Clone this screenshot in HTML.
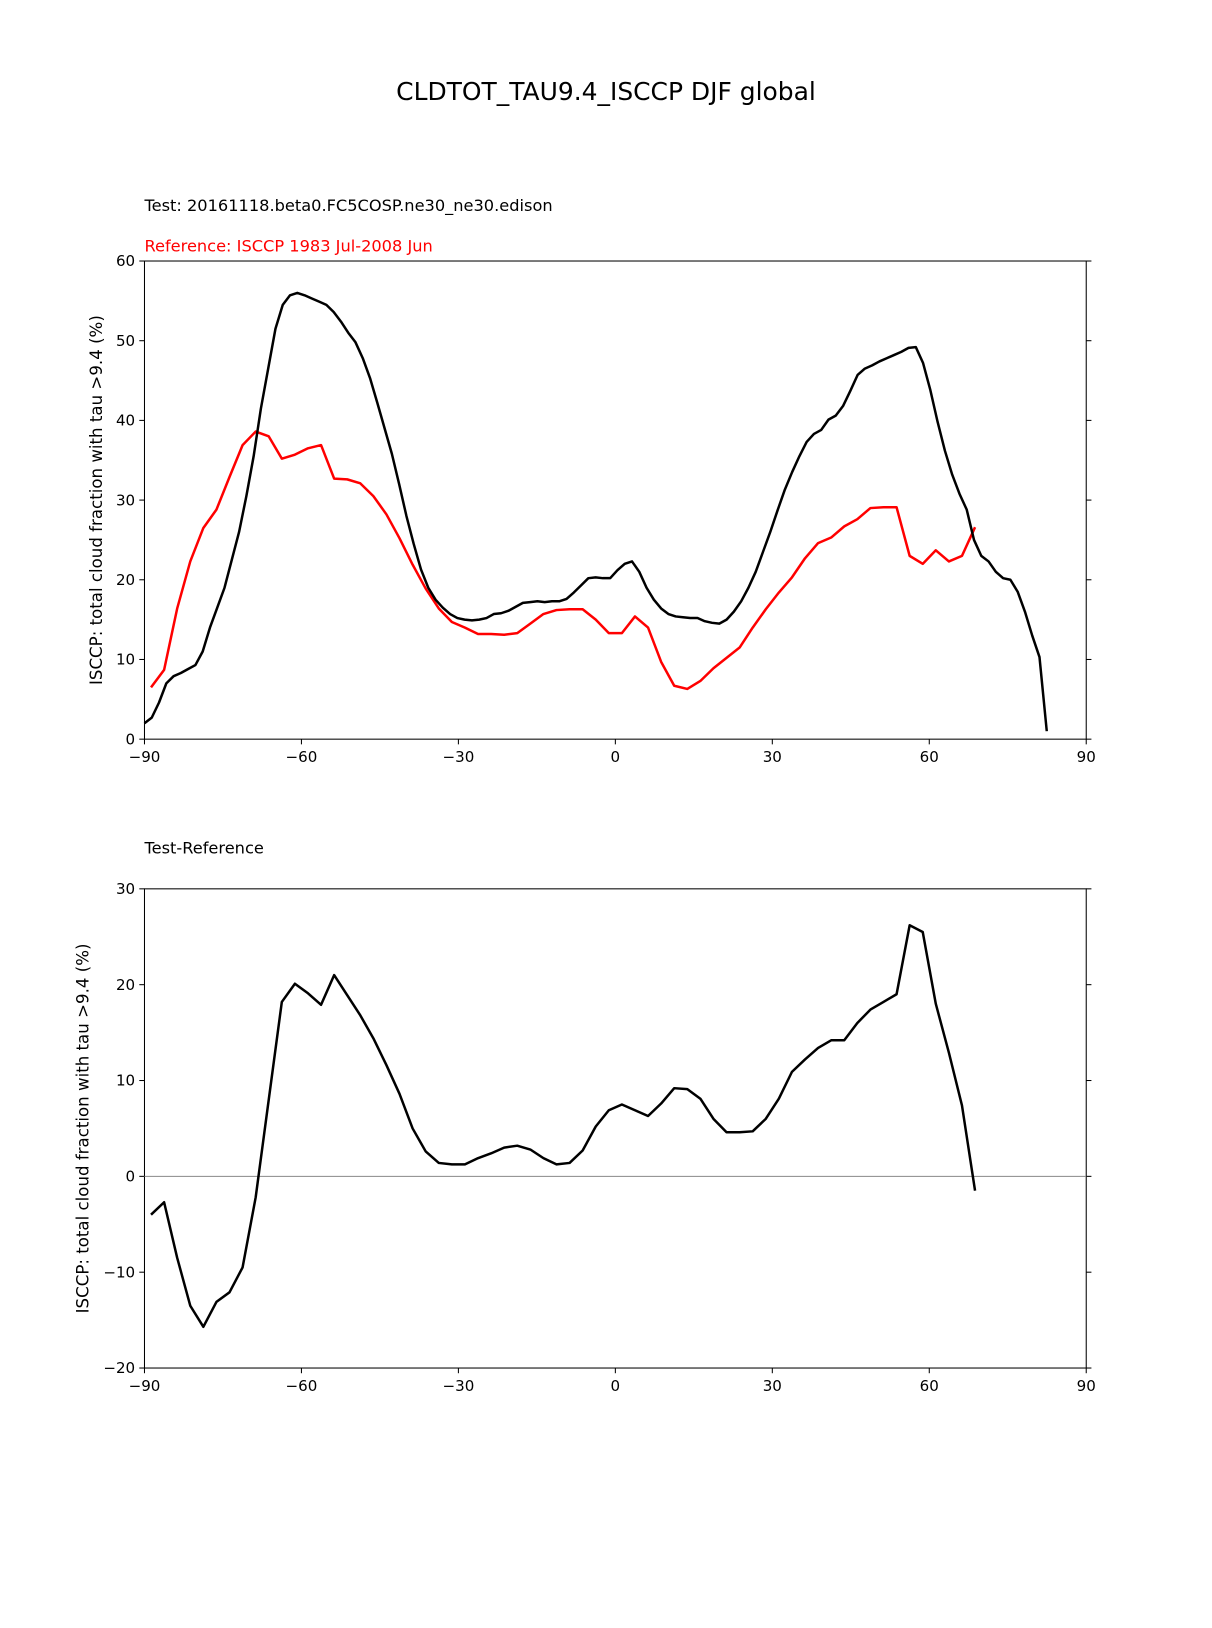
<!DOCTYPE html>
<html><head><meta charset="utf-8"><style>
html,body{margin:0;padding:0;background:#fff;}
svg{display:block;font-family:"DejaVu Sans","Liberation Sans",sans-serif;}
</style></head><body>
<svg id="fig" width="1212" height="1628" viewBox="0 0 1166 1566" xmlns="http://www.w3.org/2000/svg">
<rect width="1166" height="1566" fill="#fff"/>
<text x="583" y="96" font-size="24" text-anchor="middle">CLDTOT_TAU9.4_ISCCP DJF global</text>
<text x="139" y="203" font-size="15.6">Test: 20161118.beta0.FC5COSP.ne30_ne30.edison</text>
<text x="139" y="242" font-size="15.6" fill="#ff0000">Reference: ISCCP 1983 Jul-2008 Jun</text>
<text x="139" y="821" font-size="15.6">Test-Reference</text>
<g id="top"></g>
<g id="bot"></g>
</svg>
<script>
// Test series on ~1.39 degree grid starting at -90
const testLatStart = -90;
const testLatStep = 1.3908;
const testValues = [2.0,2.7,4.6,7.0,7.9,8.3,8.8,9.3,11,14,16.5,19,22.5,26,30.5,35.5,41.5,46.5,51.5,54.5,55.7,56,55.7,55.3,54.9,54.5,53.6,52.4,51,49.8,47.8,45.3,42.2,39,35.8,32,28,24.5,21.3,19,17.5,16.5,15.7,15.2,15,14.9,15,15.2,15.7,15.8,16.1,16.6,17.1,17.2,17.3,17.2,17.3,17.3,17.6,18.4,19.3,20.2,20.3,20.2,20.2,21.2,22,22.3,21,19,17.5,16.4,15.7,15.4,15.3,15.2,15.2,14.8,14.6,14.5,15,16,17.3,19,21,23.5,26,28.7,31.3,33.5,35.5,37.3,38.3,38.8,40.1,40.6,41.8,43.7,45.7,46.5,46.9,47.4,47.8,48.2,48.6,49.1,49.2,47.2,43.8,39.8,36.2,33.2,30.8,28.8,25,23,22.3,21,20.2,20,18.5,16,13,10.3,1];
// Reference & difference on 2.5 degree grid starting at -88.75
const refLatStart = -88.75;
const refLatStep = 2.5;
const refValues = [6.5,8.7,16.4,22.3,26.5,28.8,32.9,36.9,38.6,38,35.2,35.7,36.5,36.9,32.7,32.6,32.1,30.5,28.2,25.2,21.9,18.9,16.4,14.7,14,13.2,13.2,13.1,13.3,14.5,15.7,16.2,16.3,16.3,15,13.3,13.3,15.4,14,9.7,6.7,6.3,7.3,8.9,10.2,11.5,14,16.3,18.4,20.3,22.7,24.6,25.3,26.7,27.6,29,29.1,29.1,23,22,23.7,22.3,23,26.6];
const diffValues = [-4.0,-2.7,-8.5,-13.5,-15.7,-13.1,-12.1,-9.5,-2.2,8,18.2,20.1,19.1,17.9,21,18.9,16.8,14.4,11.6,8.6,5,2.6,1.4,1.25,1.25,1.9,2.4,3,3.2,2.8,1.9,1.25,1.4,2.7,5.2,6.9,7.5,6.9,6.3,7.6,9.2,9.1,8.1,6,4.6,4.6,4.7,6,8.1,10.9,12.2,13.4,14.2,14.2,16,17.4,18.2,19,26.2,25.5,18,12.9,7.4,-1.5];
const xTicks = [-90,-60,-30,0,30,60,90];
const topYTicks = [0,10,20,30,40,50,60];
const botYTicks = [-20,-10,0,10,20,30];

const NS = 'http://www.w3.org/2000/svg';
function mk(tag, attrs, parent){const e=document.createElementNS(NS,tag);for(const k in attrs)e.setAttribute(k,attrs[k]);parent.appendChild(e);return e;}
function fmt(v){return v<0?'\u2212'+Math.abs(v):String(v);}

function panel(g, y0, y1, ymin, ymax, yTicks, ylabelX, prefix){
  const x0=139, x1=1045;
  const xs = v => x0 + (v+90)/180*(x1-x0);
  const ys = v => y1 - (v-ymin)/(ymax-ymin)*(y1-y0);
  const frame = mk('rect',{x:x0,y:y0,width:x1-x0,height:y1-y0,fill:'none',stroke:'#000','stroke-width':1},g);
  
  
  xTicks.forEach(t=>{
    const x=xs(t);
    mk('line',{x1:x,x2:x,y1:y1,y2:y1+5,stroke:'#000'},g);
    const tx=mk('text',{x:x,y:y1+22,'font-size':14.5,'text-anchor':'middle'},g);
    tx.textContent=fmt(t);
    
    
  });
  yTicks.forEach(t=>{
    const y=ys(t);
    mk('line',{x1:x0-5,x2:x0,y1:y,y2:y,stroke:'#000'},g);
    mk('line',{x1:x1,x2:x1+5,y1:y,y2:y,stroke:'#000'},g);
    const tx=mk('text',{x:x0-9,y:y+5,'font-size':14.5,'text-anchor':'end'},g);
    tx.textContent=fmt(t);
    
    
  });
  const yl=mk('text',{x:0,y:0,'font-size':16,'text-anchor':'middle',transform:`translate(${ylabelX},${(y0+y1)/2}) rotate(-90)`},g);
  yl.textContent='ISCCP: total cloud fraction with tau >9.4 (%)';
  
  
  return {xs,ys};
}
function line(g, start, step, vals, xs, ys, color, name){
  const d = vals.map((v,i)=>(i?'L':'M')+xs(start+step*i).toFixed(2)+','+ys(v).toFixed(2)).join('');
  const p = mk('path',{d:d,fill:'none',stroke:color,'stroke-width':2.4,'stroke-linejoin':'round'},g);
  
  
}
const gt=document.getElementById('top');
const a=panel(gt,251,711,0,60,topYTicks,98,'top');
line(gt,refLatStart,refLatStep,refValues,a.xs,a.ys,'#ff0000','reference-line');
line(gt,testLatStart,testLatStep,testValues,a.xs,a.ys,'#000','test-line');
const gb=document.getElementById('bot');
const b=panel(gb,855,1316,-20,30,botYTicks,85,'bottom');
const z=mk('line',{x1:139,x2:1045,y1:b.ys(0),y2:b.ys(0),stroke:'#888','stroke-width':1},gb);


line(gb,refLatStart,refLatStep,diffValues,b.xs,b.ys,'#000','difference-line');
</script>
</body></html>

_Exercise aim_
The data above should be repeated exactly, minus any pictures.

_Result of this exercise_
Clone this screenshot in HTML.
<!DOCTYPE html>
<html><head><meta charset="utf-8"><style>
html,body{margin:0;padding:0;background:#fff;}
svg{display:block;font-family:"DejaVu Sans","Liberation Sans",sans-serif;}
</style></head><body>
<svg id="fig" width="1212" height="1628" viewBox="0 0 1166 1566" xmlns="http://www.w3.org/2000/svg">
<rect width="1166" height="1566" fill="#fff"/>
<text x="583" y="96" font-size="24" text-anchor="middle">CLDTOT_TAU9.4_ISCCP DJF global</text>
<text x="139" y="203" font-size="15.6">Test: 20161118.beta0.FC5COSP.ne30_ne30.edison</text>
<text x="139" y="242" font-size="15.6" fill="#ff0000">Reference: ISCCP 1983 Jul-2008 Jun</text>
<text x="139" y="821" font-size="15.6">Test-Reference</text>
<g id="top"></g>
<g id="bot"></g>
</svg>
<script>
// Test series on ~1.39 degree grid starting at -90
const testLatStart = -90;
const testLatStep = 1.3908;
const testValues = [2.0,2.7,4.6,7.0,7.9,8.3,8.8,9.3,11,14,16.5,19,22.5,26,30.5,35.5,41.5,46.5,51.5,54.5,55.7,56,55.7,55.3,54.9,54.5,53.6,52.4,51,49.8,47.8,45.3,42.2,39,35.8,32,28,24.5,21.3,19,17.5,16.5,15.7,15.2,15,14.9,15,15.2,15.7,15.8,16.1,16.6,17.1,17.2,17.3,17.2,17.3,17.3,17.6,18.4,19.3,20.2,20.3,20.2,20.2,21.2,22,22.3,21,19,17.5,16.4,15.7,15.4,15.3,15.2,15.2,14.8,14.6,14.5,15,16,17.3,19,21,23.5,26,28.7,31.3,33.5,35.5,37.3,38.3,38.8,40.1,40.6,41.8,43.7,45.7,46.5,46.9,47.4,47.8,48.2,48.6,49.1,49.2,47.2,43.8,39.8,36.2,33.2,30.8,28.8,25,23,22.3,21,20.2,20,18.5,16,13,10.3,1];
// Reference & difference on 2.5 degree grid starting at -88.75
const refLatStart = -88.75;
const refLatStep = 2.5;
const refValues = [6.5,8.7,16.4,22.3,26.5,28.8,32.9,36.9,38.6,38,35.2,35.7,36.5,36.9,32.7,32.6,32.1,30.5,28.2,25.2,21.9,18.9,16.4,14.7,14,13.2,13.2,13.1,13.3,14.5,15.7,16.2,16.3,16.3,15,13.3,13.3,15.4,14,9.7,6.7,6.3,7.3,8.9,10.2,11.5,14,16.3,18.4,20.3,22.7,24.6,25.3,26.7,27.6,29,29.1,29.1,23,22,23.7,22.3,23,26.6];
const diffValues = [-4.0,-2.7,-8.5,-13.5,-15.7,-13.1,-12.1,-9.5,-2.2,8,18.2,20.1,19.1,17.9,21,18.9,16.8,14.4,11.6,8.6,5,2.6,1.4,1.25,1.25,1.9,2.4,3,3.2,2.8,1.9,1.25,1.4,2.7,5.2,6.9,7.5,6.9,6.3,7.6,9.2,9.1,8.1,6,4.6,4.6,4.7,6,8.1,10.9,12.2,13.4,14.2,14.2,16,17.4,18.2,19,26.2,25.5,18,12.9,7.4,-1.5];
const xTicks = [-90,-60,-30,0,30,60,90];
const topYTicks = [0,10,20,30,40,50,60];
const botYTicks = [-20,-10,0,10,20,30];

const NS = 'http://www.w3.org/2000/svg';
function mk(tag, attrs, parent){const e=document.createElementNS(NS,tag);for(const k in attrs)e.setAttribute(k,attrs[k]);parent.appendChild(e);return e;}
function fmt(v){return v<0?'\u2212'+Math.abs(v):String(v);}

function panel(g, y0, y1, ymin, ymax, yTicks, ylabelX, prefix){
  const x0=139, x1=1045;
  const xs = v => x0 + (v+90)/180*(x1-x0);
  const ys = v => y1 - (v-ymin)/(ymax-ymin)*(y1-y0);
  const frame = mk('rect',{x:x0,y:y0,width:x1-x0,height:y1-y0,fill:'none',stroke:'#000','stroke-width':1},g);
  
  
  xTicks.forEach(t=>{
    const x=xs(t);
    mk('line',{x1:x,x2:x,y1:y1,y2:y1+5,stroke:'#000'},g);
    const tx=mk('text',{x:x,y:y1+22,'font-size':14.5,'text-anchor':'middle'},g);
    tx.textContent=fmt(t);
    
    
  });
  yTicks.forEach(t=>{
    const y=ys(t);
    mk('line',{x1:x0-5,x2:x0,y1:y,y2:y,stroke:'#000'},g);
    mk('line',{x1:x1,x2:x1+5,y1:y,y2:y,stroke:'#000'},g);
    const tx=mk('text',{x:x0-9,y:y+5,'font-size':14.5,'text-anchor':'end'},g);
    tx.textContent=fmt(t);
    
    
  });
  const yl=mk('text',{x:0,y:0,'font-size':16,'text-anchor':'middle',transform:`translate(${ylabelX},${(y0+y1)/2}) rotate(-90)`},g);
  yl.textContent='ISCCP: total cloud fraction with tau >9.4 (%)';
  
  
  return {xs,ys};
}
function line(g, start, step, vals, xs, ys, color, name){
  const d = vals.map((v,i)=>(i?'L':'M')+xs(start+step*i).toFixed(2)+','+ys(v).toFixed(2)).join('');
  const p = mk('path',{d:d,fill:'none',stroke:color,'stroke-width':2.4,'stroke-linejoin':'round'},g);
  
  
}
const gt=document.getElementById('top');
const a=panel(gt,251,711,0,60,topYTicks,98,'top');
line(gt,refLatStart,refLatStep,refValues,a.xs,a.ys,'#ff0000','reference-line');
line(gt,testLatStart,testLatStep,testValues,a.xs,a.ys,'#000','test-line');
const gb=document.getElementById('bot');
const b=panel(gb,855,1316,-20,30,botYTicks,85,'bottom');
const z=mk('line',{x1:139,x2:1045,y1:b.ys(0),y2:b.ys(0),stroke:'#888','stroke-width':1},gb);


line(gb,refLatStart,refLatStep,diffValues,b.xs,b.ys,'#000','difference-line');
</script>
</body></html>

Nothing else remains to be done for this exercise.